La notion de durabilité a été interprétée de façon stricte par les négociateurs européens. Si la proposition de taxonomie exclut logiquement les projets charbonniers des investissements verts, l’énergie nucléaire pourrait également ne pas partie de la liste. Quand bien même l’électricité à base de nucléaire est bien moins émettrice de GES que d’autres sources (elle émet en moyenne 11 grammes de CO2 par kW/h, soit près de 50 fois moins que le gaz naturel et plus de 100 fois moins que le lignite), le traitement des déchets, ainsi que les enjeux liés à la sécurité des infrastructures ont joué en sa défaveur auprès de certains négociateurs nationaux et ce en dépit des efforts des Français pour son éligibilité dans la taxonomie.

En principe, le gaz naturel devrait aussi être exclu de la liste des investissements durables, malgré l’action de groupes de pression à Bruxelles, comme le français ENGIE. Ces lobbies affirment que le gaz représente une énergie alternative et de transition car moins polluante que le charbon, et dont la production est pilotable, contrairement aux énergies renouvelables qui, en l’absence de développement de solution de stockage ou de flexibilité du système électrique, pèchent par leur caractère intermittent3. Le débat autour de ces énergies de transition est vif, dans la mesure où elles pourraient faciliter la transition d’une économie carbonée vers une économie reposant majoritairement, voire entièrement sur les énergies renouvelables.

Les pays européens, bon indice de performance environnementale

Fortes divisions entre pays européens

Tout au long des négociations entre les experts du Parlement et les représentants du Conseil, les voix dissonantes des Etats membres se sont faites entendre.

La France en particulier a plaidé jusqu’au bout en faveur de l’atome. « Le nucléaire devrait faire partie de cet écolabel », a déclaré le ministre des finances Bruno Le Maire. La position de Paris a rencontré l’hostilité de l’Allemagne, de l’Autriche ou encore du Luxembourg, des pays historiquement opposés à l’énergie nucléaire. Mi-octobre, les Etats membres avaient pourtant réaffirmé que le nucléaire devait être considéré comme une énergie propre et essentielle pour atteindre la neutralité carbone du continent. Outre la France, des pays comme la Hongrie ou la Suède comptent sur le nucléaire pour une part significative de leur production électrique domestique. Le sort du gaz naturel est également des plus incertains, ce qui présage des frictions avec les pays tributaires de sa consommation.

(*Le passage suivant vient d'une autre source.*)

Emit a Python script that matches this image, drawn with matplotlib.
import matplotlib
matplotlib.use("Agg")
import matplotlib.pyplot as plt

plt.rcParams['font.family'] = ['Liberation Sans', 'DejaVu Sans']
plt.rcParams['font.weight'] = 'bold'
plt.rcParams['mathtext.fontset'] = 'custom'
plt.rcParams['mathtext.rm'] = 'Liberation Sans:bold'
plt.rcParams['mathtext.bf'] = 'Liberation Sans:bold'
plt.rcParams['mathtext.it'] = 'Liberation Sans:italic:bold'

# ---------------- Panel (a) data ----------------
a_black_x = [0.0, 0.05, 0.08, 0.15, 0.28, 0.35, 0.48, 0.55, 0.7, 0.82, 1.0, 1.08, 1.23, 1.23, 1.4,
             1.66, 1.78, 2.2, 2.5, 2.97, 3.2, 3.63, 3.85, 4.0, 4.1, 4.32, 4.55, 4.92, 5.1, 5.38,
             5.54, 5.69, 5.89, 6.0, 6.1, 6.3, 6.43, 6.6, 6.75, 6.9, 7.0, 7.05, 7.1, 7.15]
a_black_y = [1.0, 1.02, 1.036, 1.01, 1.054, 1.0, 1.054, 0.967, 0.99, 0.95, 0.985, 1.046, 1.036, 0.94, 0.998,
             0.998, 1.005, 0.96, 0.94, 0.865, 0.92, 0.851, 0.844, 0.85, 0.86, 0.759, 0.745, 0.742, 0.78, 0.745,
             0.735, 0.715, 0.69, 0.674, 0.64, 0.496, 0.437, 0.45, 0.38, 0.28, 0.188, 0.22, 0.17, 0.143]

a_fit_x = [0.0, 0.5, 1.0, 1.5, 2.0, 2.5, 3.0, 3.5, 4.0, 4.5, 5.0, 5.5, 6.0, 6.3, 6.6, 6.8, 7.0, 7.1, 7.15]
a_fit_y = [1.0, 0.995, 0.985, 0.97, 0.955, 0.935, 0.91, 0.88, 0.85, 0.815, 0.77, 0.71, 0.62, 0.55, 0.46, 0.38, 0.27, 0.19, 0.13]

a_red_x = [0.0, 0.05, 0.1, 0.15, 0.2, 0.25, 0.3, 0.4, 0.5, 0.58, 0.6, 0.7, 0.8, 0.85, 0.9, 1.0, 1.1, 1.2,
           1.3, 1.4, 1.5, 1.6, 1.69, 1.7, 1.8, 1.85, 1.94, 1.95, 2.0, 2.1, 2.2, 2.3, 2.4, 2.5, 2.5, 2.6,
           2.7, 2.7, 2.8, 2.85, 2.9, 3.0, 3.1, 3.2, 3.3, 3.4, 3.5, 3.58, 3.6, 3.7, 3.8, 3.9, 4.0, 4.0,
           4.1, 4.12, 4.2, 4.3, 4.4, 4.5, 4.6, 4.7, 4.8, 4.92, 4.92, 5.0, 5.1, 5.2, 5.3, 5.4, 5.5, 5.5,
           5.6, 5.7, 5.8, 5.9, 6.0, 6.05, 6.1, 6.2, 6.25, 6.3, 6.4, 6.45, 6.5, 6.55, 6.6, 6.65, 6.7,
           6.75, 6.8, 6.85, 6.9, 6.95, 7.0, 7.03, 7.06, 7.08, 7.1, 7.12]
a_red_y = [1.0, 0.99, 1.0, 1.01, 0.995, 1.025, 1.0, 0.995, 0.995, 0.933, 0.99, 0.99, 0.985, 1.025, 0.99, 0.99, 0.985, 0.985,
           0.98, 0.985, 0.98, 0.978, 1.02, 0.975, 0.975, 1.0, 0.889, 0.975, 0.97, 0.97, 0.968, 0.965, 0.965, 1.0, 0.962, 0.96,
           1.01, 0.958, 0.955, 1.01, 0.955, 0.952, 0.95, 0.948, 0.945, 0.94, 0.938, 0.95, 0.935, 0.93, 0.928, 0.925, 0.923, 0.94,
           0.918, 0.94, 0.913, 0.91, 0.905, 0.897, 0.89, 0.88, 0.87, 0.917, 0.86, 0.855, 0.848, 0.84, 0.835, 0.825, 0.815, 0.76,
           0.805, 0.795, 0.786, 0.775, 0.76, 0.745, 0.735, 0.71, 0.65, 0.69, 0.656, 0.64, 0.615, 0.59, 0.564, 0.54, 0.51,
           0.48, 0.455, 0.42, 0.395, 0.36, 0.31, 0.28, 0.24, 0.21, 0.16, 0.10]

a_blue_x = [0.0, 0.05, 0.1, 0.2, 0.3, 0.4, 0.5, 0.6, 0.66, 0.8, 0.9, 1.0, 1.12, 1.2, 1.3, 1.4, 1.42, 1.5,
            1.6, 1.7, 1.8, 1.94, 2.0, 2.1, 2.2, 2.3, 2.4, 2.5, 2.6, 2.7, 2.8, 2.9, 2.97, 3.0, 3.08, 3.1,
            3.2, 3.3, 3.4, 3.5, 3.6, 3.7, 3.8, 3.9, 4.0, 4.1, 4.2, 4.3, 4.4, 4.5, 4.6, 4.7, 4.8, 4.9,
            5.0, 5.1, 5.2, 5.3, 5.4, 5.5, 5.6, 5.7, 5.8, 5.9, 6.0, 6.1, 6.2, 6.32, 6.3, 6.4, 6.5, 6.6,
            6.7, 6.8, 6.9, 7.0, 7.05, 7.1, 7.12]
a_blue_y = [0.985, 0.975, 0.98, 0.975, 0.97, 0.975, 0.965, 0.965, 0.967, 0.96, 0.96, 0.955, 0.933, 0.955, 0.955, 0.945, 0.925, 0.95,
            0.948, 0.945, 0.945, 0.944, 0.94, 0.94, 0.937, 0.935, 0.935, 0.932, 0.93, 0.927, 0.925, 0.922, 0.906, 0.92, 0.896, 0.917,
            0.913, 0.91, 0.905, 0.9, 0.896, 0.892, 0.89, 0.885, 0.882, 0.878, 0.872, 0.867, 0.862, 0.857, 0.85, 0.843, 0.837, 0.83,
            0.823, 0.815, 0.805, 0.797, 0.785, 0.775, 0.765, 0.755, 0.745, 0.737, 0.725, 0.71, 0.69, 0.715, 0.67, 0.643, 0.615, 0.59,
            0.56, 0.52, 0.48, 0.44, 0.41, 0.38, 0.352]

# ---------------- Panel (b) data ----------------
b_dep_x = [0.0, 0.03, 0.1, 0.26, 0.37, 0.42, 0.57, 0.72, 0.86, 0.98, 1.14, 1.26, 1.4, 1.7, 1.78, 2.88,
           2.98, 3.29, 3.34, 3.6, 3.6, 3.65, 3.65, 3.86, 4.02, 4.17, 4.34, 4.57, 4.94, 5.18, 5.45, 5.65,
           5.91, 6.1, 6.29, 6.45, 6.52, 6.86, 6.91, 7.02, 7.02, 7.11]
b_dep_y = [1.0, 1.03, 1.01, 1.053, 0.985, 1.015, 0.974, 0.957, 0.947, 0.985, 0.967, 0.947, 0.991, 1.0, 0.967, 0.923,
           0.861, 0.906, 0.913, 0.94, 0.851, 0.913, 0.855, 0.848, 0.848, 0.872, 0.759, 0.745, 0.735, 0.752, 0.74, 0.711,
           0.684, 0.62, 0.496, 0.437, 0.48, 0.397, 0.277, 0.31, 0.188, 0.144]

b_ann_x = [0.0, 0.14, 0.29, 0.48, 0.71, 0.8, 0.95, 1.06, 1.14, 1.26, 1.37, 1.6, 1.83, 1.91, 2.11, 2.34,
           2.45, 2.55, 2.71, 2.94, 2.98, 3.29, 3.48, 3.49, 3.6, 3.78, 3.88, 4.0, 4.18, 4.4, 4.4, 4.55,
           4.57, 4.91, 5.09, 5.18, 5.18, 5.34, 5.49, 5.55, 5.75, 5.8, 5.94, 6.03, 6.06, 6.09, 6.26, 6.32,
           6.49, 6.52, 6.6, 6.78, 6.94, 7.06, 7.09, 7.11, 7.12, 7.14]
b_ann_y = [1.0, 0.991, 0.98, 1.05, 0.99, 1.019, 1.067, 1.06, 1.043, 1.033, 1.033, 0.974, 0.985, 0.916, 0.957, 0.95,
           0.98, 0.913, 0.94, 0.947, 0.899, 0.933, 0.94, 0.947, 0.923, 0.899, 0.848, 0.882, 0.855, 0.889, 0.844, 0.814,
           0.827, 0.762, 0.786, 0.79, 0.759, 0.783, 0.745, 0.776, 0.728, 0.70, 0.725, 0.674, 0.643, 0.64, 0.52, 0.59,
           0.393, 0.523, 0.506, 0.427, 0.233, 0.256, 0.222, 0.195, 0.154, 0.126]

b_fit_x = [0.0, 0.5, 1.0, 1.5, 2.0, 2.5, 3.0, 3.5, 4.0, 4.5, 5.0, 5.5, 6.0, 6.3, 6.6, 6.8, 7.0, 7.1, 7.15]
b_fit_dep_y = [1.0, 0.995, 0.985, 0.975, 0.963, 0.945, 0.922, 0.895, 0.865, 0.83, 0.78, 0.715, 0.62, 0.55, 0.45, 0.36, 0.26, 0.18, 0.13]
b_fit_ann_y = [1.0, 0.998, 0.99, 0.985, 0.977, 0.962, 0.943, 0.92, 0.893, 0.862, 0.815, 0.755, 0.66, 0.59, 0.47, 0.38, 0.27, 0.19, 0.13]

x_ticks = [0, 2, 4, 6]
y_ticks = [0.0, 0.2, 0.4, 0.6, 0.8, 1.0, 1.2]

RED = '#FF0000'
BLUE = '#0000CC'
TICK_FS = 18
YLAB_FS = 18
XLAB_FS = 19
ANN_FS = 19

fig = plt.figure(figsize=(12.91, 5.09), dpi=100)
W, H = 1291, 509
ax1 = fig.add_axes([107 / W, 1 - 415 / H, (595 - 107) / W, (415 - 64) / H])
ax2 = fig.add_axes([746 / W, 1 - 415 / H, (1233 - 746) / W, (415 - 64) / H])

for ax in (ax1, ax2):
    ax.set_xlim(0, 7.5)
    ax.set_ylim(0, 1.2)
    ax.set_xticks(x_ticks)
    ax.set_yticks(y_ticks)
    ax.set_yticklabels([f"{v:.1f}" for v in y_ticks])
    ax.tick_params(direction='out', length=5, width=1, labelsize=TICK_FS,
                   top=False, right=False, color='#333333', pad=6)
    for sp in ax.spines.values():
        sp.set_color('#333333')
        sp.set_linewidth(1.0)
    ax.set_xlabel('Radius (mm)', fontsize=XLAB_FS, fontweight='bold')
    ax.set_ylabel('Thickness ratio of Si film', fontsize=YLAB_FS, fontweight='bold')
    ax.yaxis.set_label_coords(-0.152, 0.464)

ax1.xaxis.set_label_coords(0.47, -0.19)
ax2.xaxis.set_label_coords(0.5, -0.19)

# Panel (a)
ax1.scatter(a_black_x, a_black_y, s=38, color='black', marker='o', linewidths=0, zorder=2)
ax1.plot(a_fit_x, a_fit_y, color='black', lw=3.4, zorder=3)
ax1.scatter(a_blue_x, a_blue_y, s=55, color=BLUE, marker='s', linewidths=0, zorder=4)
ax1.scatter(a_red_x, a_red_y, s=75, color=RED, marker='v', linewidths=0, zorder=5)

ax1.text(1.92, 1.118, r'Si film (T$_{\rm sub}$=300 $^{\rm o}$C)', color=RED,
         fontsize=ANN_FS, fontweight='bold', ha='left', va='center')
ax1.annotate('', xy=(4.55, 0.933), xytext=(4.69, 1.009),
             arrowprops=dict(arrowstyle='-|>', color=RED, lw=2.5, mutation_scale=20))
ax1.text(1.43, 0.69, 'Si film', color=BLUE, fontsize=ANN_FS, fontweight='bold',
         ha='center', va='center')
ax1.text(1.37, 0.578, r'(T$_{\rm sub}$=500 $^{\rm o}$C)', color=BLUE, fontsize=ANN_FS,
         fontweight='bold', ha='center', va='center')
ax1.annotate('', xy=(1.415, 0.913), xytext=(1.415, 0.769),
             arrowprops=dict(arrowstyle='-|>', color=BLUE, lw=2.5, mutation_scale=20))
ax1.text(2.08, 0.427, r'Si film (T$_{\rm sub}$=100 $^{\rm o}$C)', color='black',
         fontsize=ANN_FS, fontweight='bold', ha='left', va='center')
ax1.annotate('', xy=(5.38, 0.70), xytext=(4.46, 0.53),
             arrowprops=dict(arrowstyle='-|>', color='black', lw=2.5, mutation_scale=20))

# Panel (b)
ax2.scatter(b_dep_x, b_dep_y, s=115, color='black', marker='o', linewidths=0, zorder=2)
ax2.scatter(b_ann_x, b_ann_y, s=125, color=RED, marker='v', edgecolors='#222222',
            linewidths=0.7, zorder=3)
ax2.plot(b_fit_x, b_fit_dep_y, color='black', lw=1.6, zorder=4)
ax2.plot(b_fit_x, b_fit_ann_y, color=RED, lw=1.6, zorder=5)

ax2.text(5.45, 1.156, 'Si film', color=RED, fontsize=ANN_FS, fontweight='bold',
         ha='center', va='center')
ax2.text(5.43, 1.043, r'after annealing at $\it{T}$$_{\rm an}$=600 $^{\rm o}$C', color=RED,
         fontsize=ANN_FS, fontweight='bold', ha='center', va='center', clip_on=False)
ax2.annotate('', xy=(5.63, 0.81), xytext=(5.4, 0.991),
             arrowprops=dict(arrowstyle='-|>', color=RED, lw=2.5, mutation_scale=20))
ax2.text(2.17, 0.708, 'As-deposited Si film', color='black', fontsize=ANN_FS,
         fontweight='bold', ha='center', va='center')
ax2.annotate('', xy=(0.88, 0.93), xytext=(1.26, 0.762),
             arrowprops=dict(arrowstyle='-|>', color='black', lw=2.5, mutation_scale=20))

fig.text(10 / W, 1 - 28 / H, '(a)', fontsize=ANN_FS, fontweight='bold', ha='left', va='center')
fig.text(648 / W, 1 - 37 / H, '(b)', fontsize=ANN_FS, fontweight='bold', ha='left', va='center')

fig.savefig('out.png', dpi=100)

L’issue de la bataille n’est néanmoins pas encore totalement connue, puisqu’avant que l’accord ne soit validé par le Conseil et le Parlement, dans le cadre de la procédure législative ordinaire, le sort du nucléaire et du gaz restent donc à trancher. La majorité qualifiée est requise dans le cadre des procédures législatives ordinaires, ce qui rend l’adoption finale plus facile qu’avec l’unanimité.

Un pilier financier du « Green Deal »

L’accord sur la taxonomie intervient à un moment propice pour les investissements verts. En juillet dernier, la Banque européenne d’investissement, principale institution financière de l’Union européenne, a annoncé réfléchir sur une proposition de nouvelle politique de financement des projets énergétiques, faisant ainsi une croix sur tous les investissements impliquant les énergies fossiles, parmi lesquelles le gaz naturel4. Ce plan a été définitivement adopté mi-novembre et permettra la mobilisation de 1000 milliards d’euros sur la période 2021-20305. Ursula von der Leyen, la nouvelle présidente de la Commission européenne, compte faire de la BEI une « banque européenne du climat », un pilier financier essentiel pour la mise en oeuvre de son projet phare, le Green Deal européen.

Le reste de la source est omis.